Under the Wire Special Edition -
A Nurse Whistleblower speaks
https://rumble.com/vhn2ux-under-the-wire-special-edition-a-nurse-whistleblower-speaks.html
~85mins
An Australian nurse who has worked around the world in many developing countries and was employed in the UK from the beginning of the plandemic, discusses what she saw. She witnessed the terrible treatment of the sick and elderly during that time, potentially leading to unnecessary deaths and great misery.
On her return to Australia, she experienced and witnessed similar traumatic practices.
Her career at risk, she has taken the brave action of going public to warn others and to also hopefully encourage more health professionals to break the wall of silence imposed on them by their profession.
Has been a nurse for 40 years.
Nurses used to be patient advocates; now they are told what to think, what to believe. She finds this hard to take: "nursing comes from the heart, not from the head." Talks about people leaving the profession because of these changes.
Re Covid care:
Jan-Feb 2020
UK wards were overflowing (prior to Covid), whatever their illness, they all had pneumonia (Covid?).
Staff were furloughed if they were immunocompromised (1/3 of all workers); also black people (they were considered to be at greater risk than white - she doesn't know why). Result: labor shortage.
They put many people from hospitals into nursing care homes or hospital. Many people who were moved died. From Covid? Unclear. Then the entire country closed down, people were scared. The gov't took control.
Also, there was no PPE. Why? "It's been bled dry. There's nothing left."

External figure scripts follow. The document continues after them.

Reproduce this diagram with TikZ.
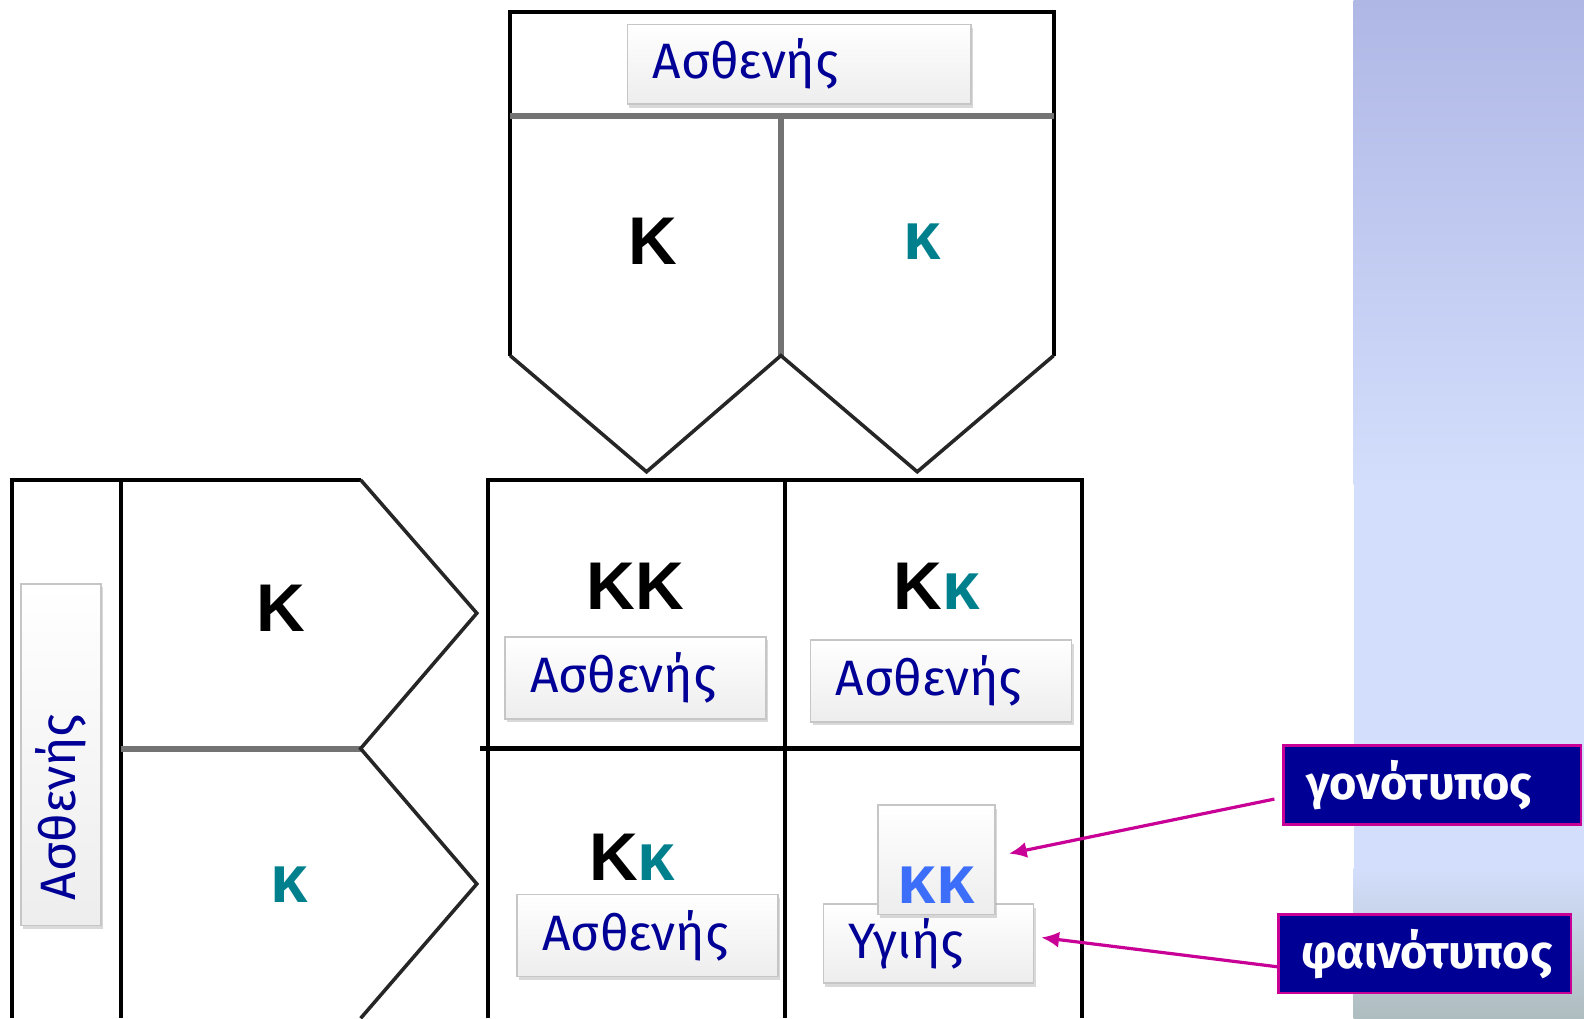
\documentclass[tikz,border=0pt]{standalone}
\usepackage{fontspec}
\setmainfont{Fira Sans}
\newfontfamily\allelefont{Liberation Sans}
\usetikzlibrary{shadows, arrows.meta}

\definecolor{labelblue}{RGB}{0,0,150}
\definecolor{recteal}{RGB}{0,128,140}
\definecolor{domblue}{RGB}{60,110,250}
\definecolor{navybox}{RGB}{0,0,148}
\definecolor{arrowmag}{RGB}{200,0,150}
\definecolor{splitgray}{RGB}{115,115,115}
\definecolor{paneltop}{RGB}{175,183,229}
\definecolor{panelmid}{RGB}{211,222,252}
\definecolor{panelbot}{RGB}{174,189,191}

\begin{document}
\begin{tikzpicture}[x=0.01cm, y=-0.01cm,
    every node/.style={inner sep=0pt},
    pheno/.style={draw=gray!45, line width=0.4pt, top color=white, bottom color=gray!14,
        drop shadow={opacity=0.3, shadow xshift=0.6pt, shadow yshift=-1pt},
        minimum height=0.8cm, text width=#1, inner xsep=0.25cm, align=left,
        text=labelblue, font=\fontsize{14}{16}\selectfont},
    allele/.style={anchor=base, font=\allelefont\bfseries\fontsize{19}{20}\selectfont},
    term/.style={fill=navybox, draw=arrowmag, line width=0.8pt, text width=#1, inner xsep=0.22cm,
        minimum height=0.78cm, align=left, text=white, font=\bfseries\fontsize{13.2}{15}\selectfont},
    frame/.style={line width=1.2pt},
    split/.style={line width=1.7pt, draw=splitgray},
    notch/.style={line width=1pt, draw=black!85},
    pointer/.style={-{Latex[length=5pt, width=4.5pt]}, line width=0.9pt, draw=arrowmag}]

        \useasboundingbox (0,0) rectangle (1568,1008);

        % --- SIDE PANEL ---
        \fill[panelmid] (1340,0) rectangle (1568,1008);
        \shade[top color=paneltop, bottom color=panelmid] (1340,0) rectangle (1568,480);
        \shade[top color=panelmid, bottom color=panelbot] (1340,860) rectangle (1568,1008);

        % --- FATHER (TOP) ---
        \draw[frame] (505,352) -- (505,12) -- (1043,12) -- (1043,352);
        \draw[split] (505,115) -- (1043,115);
        \draw[split] (773,115) -- (773,352);
        \draw[notch] (505,352) -- (640,467) -- (773,352) -- (908,467) -- (1043,352);
        \node[pheno=2.9cm, minimum height=0.79cm] (father) at (791,63.5) {Ασθενής};
        \node[allele] (fK) at (646,262) {Κ};
        \node[allele, text=recteal] (fk) at (913,257) {κ};

        % --- MOTHER (LEFT) ---
        \draw[frame] (357,475) -- (12,475) -- (12,1008);
        \draw[frame] (120,475) -- (120,1008);
        \draw[split] (120,741) -- (357,741);
        \draw[notch] (357,475) -- (472,607) -- (357,741) -- (472,875) -- (357,1008);
        \node[pheno=2.88cm, minimum height=0.79cm, rotate=90] (mother) at (60.5,747) {Ασθενής};
        \node[allele] (mK) at (278,625) {Κ};
        \node[allele, text=recteal] (mk) at (286,893) {κ};

        % --- OFFSPRING GRID ---
        \draw[frame] (483,1008) -- (483,475) -- (1071,475) -- (1071,1008);
        \draw[frame] (777,475) -- (777,1008);
        \draw[frame] (475,741) -- (1071,741);

        \node[allele] (KK) at (629,603) {ΚΚ};
        \node[allele] (Kk1) at (927,603) {Κ\textcolor{recteal}{κ}};
        \node[allele] (Kk2) at (626,872) {Κ\textcolor{recteal}{κ}};
        \foreach \x/\y/\name in {629/671/sick1, 931.5/674/sick2, 641/926/sick3} {
            \node[pheno=2.08cm, minimum height=0.81cm] (\name) at (\x,\y) {Ασθενής};
        }
        \node[pheno=1.58cm, minimum height=0.78cm] (healthy) at (919,934) {Υγιής};
        \node[pheno=1.16cm, inner xsep=0pt, minimum height=1.08cm, text height=0.86cm, align=center,
              text=domblue, font=\allelefont\bfseries\fontsize{19.5}{22}\selectfont] (homrec) at (927,851) {κκ};

        % --- TERMS ---
        \node[term=2.5cm] (genotype) at (1418,777) {γονότυπος};
        \node[term=2.45cm] (phenotype) at (1410.5,944) {φαινότυπος};
        \draw[pointer] ([xshift=-0.08cm, yshift=-0.14cm]genotype.west) -- ([xshift=0.13cm, yshift=0.06cm]homrec.east);
        \draw[pointer] ([yshift=-0.13cm]phenotype.west) -- ([xshift=0.07cm, yshift=0.06cm]healthy.east);

    \end{tikzpicture}
\end{document}
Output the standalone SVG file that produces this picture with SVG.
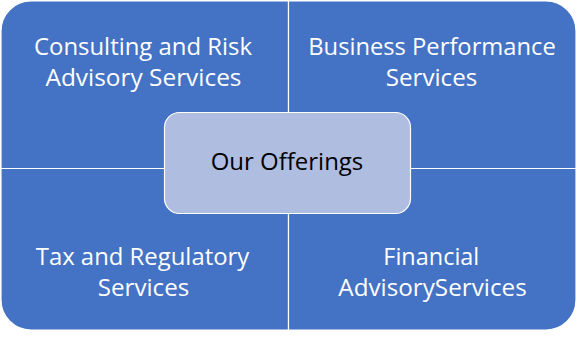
<svg xmlns="http://www.w3.org/2000/svg" width="582" height="337" viewBox="0 0 582 337">
<style>
.q{fill:#4472C4;stroke:#FFFFFF;stroke-width:1.2}
.c{fill:#AFBDE0;stroke:#FFFFFF;stroke-width:1.2}
.t{font-family:"Open Sans","Liberation Sans",sans-serif;font-size:24.5px;text-anchor:middle}
.w{fill:#FFFFFF}
.k{fill:#000000}
</style>
<rect width="582" height="337" fill="#FFFFFF"/>
<g id="node-consulting">
<path class="q" d="M1,168.5 V31 A30,30 0 0 1 31,1 H288.5 V168.5 Z"/>
<text class="t w" x="143" y="54.5" textLength="218" lengthAdjust="spacingAndGlyphs">Consulting and Risk</text>
<text class="t w" x="143.5" y="85.5" textLength="196" lengthAdjust="spacingAndGlyphs">Advisory Services</text>
</g>
<g id="node-business">
<path class="q" d="M288.5,1 H546 A30,30 0 0 1 576,31 V168.5 H288.5 Z"/>
<text class="t w" x="432" y="54.5" textLength="247.5" lengthAdjust="spacingAndGlyphs">Business Performance</text>
<text class="t w" x="431.5" y="85.5" textLength="91.5" lengthAdjust="spacingAndGlyphs">Services</text>
</g>
<g id="node-tax">
<path class="q" d="M1,168.5 H288.5 V330 H31 A30,30 0 0 1 1,300 Z"/>
<text class="t w" x="142.5" y="264.5" textLength="213.5" lengthAdjust="spacingAndGlyphs">Tax and Regulatory</text>
<text class="t w" x="143.5" y="295.5" textLength="91.5" lengthAdjust="spacingAndGlyphs">Services</text>
</g>
<g id="node-financial">
<path class="q" d="M288.5,168.5 H576 V300 A30,30 0 0 1 546,330 H288.5 Z"/>
<text class="t w" x="431.3" y="264.5" textLength="96" lengthAdjust="spacingAndGlyphs">Financial</text>
<text class="t w" x="432.5" y="295.5" textLength="188.4" lengthAdjust="spacingAndGlyphs">AdvisoryServices</text>
</g>
<g id="connectors"></g>
<g id="node-center">
<rect class="c" x="164.5" y="112.5" width="246" height="101" rx="15" ry="15"/>
<text class="t k" x="287" y="170" textLength="152.6" lengthAdjust="spacingAndGlyphs">Our Offerings</text>
</g>
</svg>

(much better in Australia)
Wards: Many people in hospital were anti-biotics or fluids; marked DNR
[just Covid patients or everyone who was gravely ill? unclear but clear that this was a disaster]
She spoke up when others wouldn't. People were too scared - of getting this "dread disease" or losing their jobs. There was a lot of people sick but wasn't really different than flu deaths.
When family can't be in hospital, care does not get monitored. Family makes sure family members gets treated properly. No visiting was allowed.